--- begin STORED DATA ---

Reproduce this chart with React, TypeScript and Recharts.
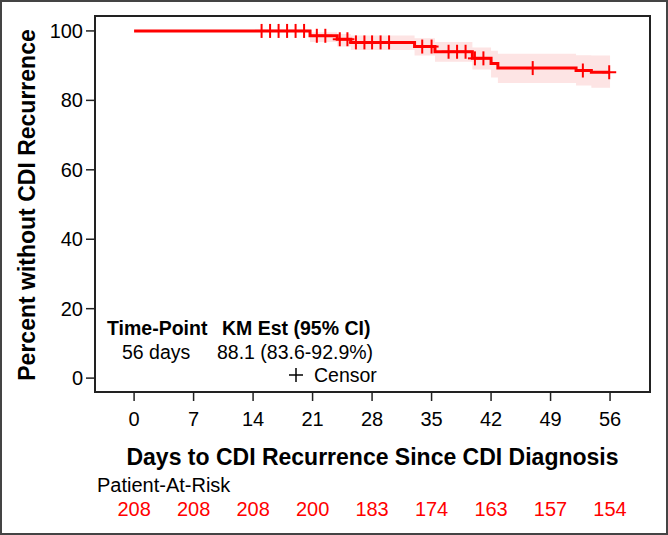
import {
  ComposedChart, Line, Area, Scatter, XAxis, YAxis, ReferenceArea
} from "recharts";

// Kaplan-Meier steps (day the step starts, survival %, 95% CI)
const stepDays = [0, 20.7, 23.9, 25.5, 33.0, 35.4, 39.8, 42.0, 42.8, 52.0, 53.8, 56];
const survival = [100, 98.6, 97.6, 96.7, 95.5, 94.0, 92.1, 90.6, 89.3, 88.6, 88.1, 88.1];
const lowerCI = [100, 96.8, 95.5, 94.5, 92.9, 91.1, 88.9, 86.6, 85.0, 84.3, 83.6, 83.6];
const upperCI = [100, 99.6, 99.1, 98.7, 97.9, 96.8, 95.2, 94.3, 93.4, 93.0, 92.9, 92.9];

// censored observations
const censorDays = [15, 16, 17, 18, 19, 20, 21.5, 22.5, 24.2, 25.1, 26.1, 27.1, 28, 29, 30,
  33.9, 35, 37, 38, 39, 40.1, 41.1, 46.9, 52.8, 55.9];
const censorSurv = [100, 100, 100, 100, 100, 100, 98.6, 98.6, 97.6, 97.6, 96.7, 96.7, 96.7, 96.7, 96.7,
  95.5, 95.5, 94.0, 94.0, 94.0, 92.1, 92.1, 89.3, 88.6, 88.1];

const tickDays = [0, 7, 14, 21, 28, 35, 42, 49, 56];
const atRisk = [208, 208, 208, 200, 183, 174, 163, 157, 154];
const yTicks = [0, 20, 40, 60, 80, 100];

const kmData = stepDays.map((d, i) => ({ day: d, surv: survival[i] }));
const bandData = stepDays.map((d, i) => ({ day: d, ci: [lowerCI[i], upperCI[i]] }));
const censorData = censorDays.map((d, i) => ({ day: d, surv: censorSurv[i] }));

const X_MIN = -4.6;
const X_MAX = 60.7;
const Y_MIN = -4.0;
const Y_MAX = 104.3;

const FONT = "Arial, 'Liberation Sans', Helvetica, sans-serif";

const Plus = (props: any) => {
  const { cx, cy } = props;
  return (
    <g>
      <line x1={cx - 7} x2={cx + 7} y1={cy} y2={cy} stroke="#ff0000" strokeWidth={2} />
      <line x1={cx} x2={cx} y1={cy - 7} y2={cy + 7} stroke="#ff0000" strokeWidth={2} />
    </g>
  );
};

export default function App() {
  return (
    <div style={{ position: "absolute", left: 0, top: 0, width: 668, height: 535, background: "#fff", fontFamily: FONT }}>
      <ComposedChart width={668} height={535} margin={{ top: 16, right: 18, bottom: 0, left: 0 }}>
        <XAxis
          type="number"
          dataKey="day"
          domain={[X_MIN, X_MAX]}
          ticks={tickDays}
          interval={0}
          allowDataOverflow
          height={78}
          tickSize={9}
          tickMargin={11}
          axisLine={{ stroke: "#222", strokeWidth: 2 }}
          tickLine={{ stroke: "#222", strokeWidth: 1.5 }}
          tick={{ fill: "#000", fontSize: 20, fontFamily: FONT }}
        />
        <XAxis
          xAxisId="risk"
          type="number"
          dataKey="day"
          domain={[X_MIN, X_MAX]}
          ticks={tickDays}
          interval={0}
          allowDataOverflow
          height={65}
          tickSize={0}
          tickMargin={32}
          axisLine={false}
          tickLine={false}
          tickFormatter={(v: number) => String(atRisk[tickDays.indexOf(v)])}
          tick={{ fill: "#ff0000", fontSize: 20, fontFamily: FONT }}
        />
        <YAxis
          type="number"
          domain={[Y_MIN, Y_MAX]}
          ticks={yTicks}
          interval={0}
          allowDataOverflow
          width={95}
          tickSize={9}
          tickMargin={3}
          axisLine={{ stroke: "#222", strokeWidth: 2 }}
          tickLine={{ stroke: "#222", strokeWidth: 1.5 }}
          tick={{ fill: "#000", fontSize: 20, fontFamily: FONT }}
        />
        <Area
          data={bandData}
          dataKey="ci"
          type="stepAfter"
          fill="#fde4e4"
          fillOpacity={1}
          stroke="none"
          isAnimationActive={false}
        />
        <Line
          data={kmData}
          dataKey="surv"
          type="stepAfter"
          stroke="#ff0000"
          strokeWidth={3}
          dot={false}
          isAnimationActive={false}
        />
        <Scatter data={censorData} dataKey="surv" shape={Plus} isAnimationActive={false} />
        <ReferenceArea
          x1={X_MIN}
          x2={X_MAX}
          y1={Y_MIN}
          y2={Y_MAX}
          fill="none"
          stroke="#222"
          strokeWidth={2}
          ifOverflow="visible"
        />
      </ComposedChart>

      <svg width={668} height={535} style={{ position: "absolute", left: 0, top: 0, pointerEvents: "none" }}>
        <text transform="translate(35,205) rotate(-90)" textAnchor="middle" fontSize={23} fontWeight="bold" fontFamily={FONT} fill="#000">
          Percent without CDI Recurrence
        </text>
        <text x={372.5} y={465} textAnchor="middle" fontSize={23} fontWeight="bold" fontFamily={FONT} fill="#000">
          Days to CDI Recurrence Since CDI Diagnosis
        </text>
        <text x={97} y={492} fontSize={20} fontFamily={FONT} fill="#000">Patient-At-Risk</text>

        <text x={107} y={335} fontSize={19.5} fontWeight="bold" fontFamily={FONT} fill="#000">Time-Point</text>
        <text x={222} y={335} fontSize={19.5} fontWeight="bold" fontFamily={FONT} fill="#000">KM Est (95% CI)</text>
        <text x={122} y={359} fontSize={19.5} fontFamily={FONT} fill="#000">56 days</text>
        <text x={217} y={359} fontSize={19.5} fontFamily={FONT} fill="#000">88.1 (83.6-92.9%)</text>
        <line x1={289} x2={303} y1={375} y2={375} stroke="#000" strokeWidth={1.5} />
        <line x1={296} x2={296} y1={368} y2={382} stroke="#000" strokeWidth={1.5} />
        <text x={314} y={382} fontSize={19.5} fontFamily={FONT} fill="#000">Censor</text>
      </svg>

      <div style={{ position: "absolute", left: 0, top: 0, width: 668, height: 535, boxSizing: "border-box", border: "2px solid #444", pointerEvents: "none" }} />
    </div>
  );
}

--- end STORED DATA ---

**SHORT PROBLEM**
Reproduce the data word for word, excluding its pictures.

**IN RESPONSE**
Reproduce this chart with React, TypeScript and Recharts.
import {
  ComposedChart, Line, Area, Scatter, XAxis, YAxis, ReferenceArea
} from "recharts";

// Kaplan-Meier steps (day the step starts, survival %, 95% CI)
const stepDays = [0, 20.7, 23.9, 25.5, 33.0, 35.4, 39.8, 42.0, 42.8, 52.0, 53.8, 56];
const survival = [100, 98.6, 97.6, 96.7, 95.5, 94.0, 92.1, 90.6, 89.3, 88.6, 88.1, 88.1];
const lowerCI = [100, 96.8, 95.5, 94.5, 92.9, 91.1, 88.9, 86.6, 85.0, 84.3, 83.6, 83.6];
const upperCI = [100, 99.6, 99.1, 98.7, 97.9, 96.8, 95.2, 94.3, 93.4, 93.0, 92.9, 92.9];

// censored observations
const censorDays = [15, 16, 17, 18, 19, 20, 21.5, 22.5, 24.2, 25.1, 26.1, 27.1, 28, 29, 30,
  33.9, 35, 37, 38, 39, 40.1, 41.1, 46.9, 52.8, 55.9];
const censorSurv = [100, 100, 100, 100, 100, 100, 98.6, 98.6, 97.6, 97.6, 96.7, 96.7, 96.7, 96.7, 96.7,
  95.5, 95.5, 94.0, 94.0, 94.0, 92.1, 92.1, 89.3, 88.6, 88.1];

const tickDays = [0, 7, 14, 21, 28, 35, 42, 49, 56];
const atRisk = [208, 208, 208, 200, 183, 174, 163, 157, 154];
const yTicks = [0, 20, 40, 60, 80, 100];

const kmData = stepDays.map((d, i) => ({ day: d, surv: survival[i] }));
const bandData = stepDays.map((d, i) => ({ day: d, ci: [lowerCI[i], upperCI[i]] }));
const censorData = censorDays.map((d, i) => ({ day: d, surv: censorSurv[i] }));

const X_MIN = -4.6;
const X_MAX = 60.7;
const Y_MIN = -4.0;
const Y_MAX = 104.3;

const FONT = "Arial, 'Liberation Sans', Helvetica, sans-serif";

const Plus = (props: any) => {
  const { cx, cy } = props;
  return (
    <g>
      <line x1={cx - 7} x2={cx + 7} y1={cy} y2={cy} stroke="#ff0000" strokeWidth={2} />
      <line x1={cx} x2={cx} y1={cy - 7} y2={cy + 7} stroke="#ff0000" strokeWidth={2} />
    </g>
  );
};

export default function App() {
  return (
    <div style={{ position: "absolute", left: 0, top: 0, width: 668, height: 535, background: "#fff", fontFamily: FONT }}>
      <ComposedChart width={668} height={535} margin={{ top: 16, right: 18, bottom: 0, left: 0 }}>
        <XAxis
          type="number"
          dataKey="day"
          domain={[X_MIN, X_MAX]}
          ticks={tickDays}
          interval={0}
          allowDataOverflow
          height={78}
          tickSize={9}
          tickMargin={11}
          axisLine={{ stroke: "#222", strokeWidth: 2 }}
          tickLine={{ stroke: "#222", strokeWidth: 1.5 }}
          tick={{ fill: "#000", fontSize: 20, fontFamily: FONT }}
        />
        <XAxis
          xAxisId="risk"
          type="number"
          dataKey="day"
          domain={[X_MIN, X_MAX]}
          ticks={tickDays}
          interval={0}
          allowDataOverflow
          height={65}
          tickSize={0}
          tickMargin={32}
          axisLine={false}
          tickLine={false}
          tickFormatter={(v: number) => String(atRisk[tickDays.indexOf(v)])}
          tick={{ fill: "#ff0000", fontSize: 20, fontFamily: FONT }}
        />
        <YAxis
          type="number"
          domain={[Y_MIN, Y_MAX]}
          ticks={yTicks}
          interval={0}
          allowDataOverflow
          width={95}
          tickSize={9}
          tickMargin={3}
          axisLine={{ stroke: "#222", strokeWidth: 2 }}
          tickLine={{ stroke: "#222", strokeWidth: 1.5 }}
          tick={{ fill: "#000", fontSize: 20, fontFamily: FONT }}
        />
        <Area
          data={bandData}
          dataKey="ci"
          type="stepAfter"
          fill="#fde4e4"
          fillOpacity={1}
          stroke="none"
          isAnimationActive={false}
        />
        <Line
          data={kmData}
          dataKey="surv"
          type="stepAfter"
          stroke="#ff0000"
          strokeWidth={3}
          dot={false}
          isAnimationActive={false}
        />
        <Scatter data={censorData} dataKey="surv" shape={Plus} isAnimationActive={false} />
        <ReferenceArea
          x1={X_MIN}
          x2={X_MAX}
          y1={Y_MIN}
          y2={Y_MAX}
          fill="none"
          stroke="#222"
          strokeWidth={2}
          ifOverflow="visible"
        />
      </ComposedChart>

      <svg width={668} height={535} style={{ position: "absolute", left: 0, top: 0, pointerEvents: "none" }}>
        <text transform="translate(35,205) rotate(-90)" textAnchor="middle" fontSize={23} fontWeight="bold" fontFamily={FONT} fill="#000">
          Percent without CDI Recurrence
        </text>
        <text x={372.5} y={465} textAnchor="middle" fontSize={23} fontWeight="bold" fontFamily={FONT} fill="#000">
          Days to CDI Recurrence Since CDI Diagnosis
        </text>
        <text x={97} y={492} fontSize={20} fontFamily={FONT} fill="#000">Patient-At-Risk</text>

        <text x={107} y={335} fontSize={19.5} fontWeight="bold" fontFamily={FONT} fill="#000">Time-Point</text>
        <text x={222} y={335} fontSize={19.5} fontWeight="bold" fontFamily={FONT} fill="#000">KM Est (95% CI)</text>
        <text x={122} y={359} fontSize={19.5} fontFamily={FONT} fill="#000">56 days</text>
        <text x={217} y={359} fontSize={19.5} fontFamily={FONT} fill="#000">88.1 (83.6-92.9%)</text>
        <line x1={289} x2={303} y1={375} y2={375} stroke="#000" strokeWidth={1.5} />
        <line x1={296} x2={296} y1={368} y2={382} stroke="#000" strokeWidth={1.5} />
        <text x={314} y={382} fontSize={19.5} fontFamily={FONT} fill="#000">Censor</text>
      </svg>

      <div style={{ position: "absolute", left: 0, top: 0, width: 668, height: 535, boxSizing: "border-box", border: "2px solid #444", pointerEvents: "none" }} />
    </div>
  );
}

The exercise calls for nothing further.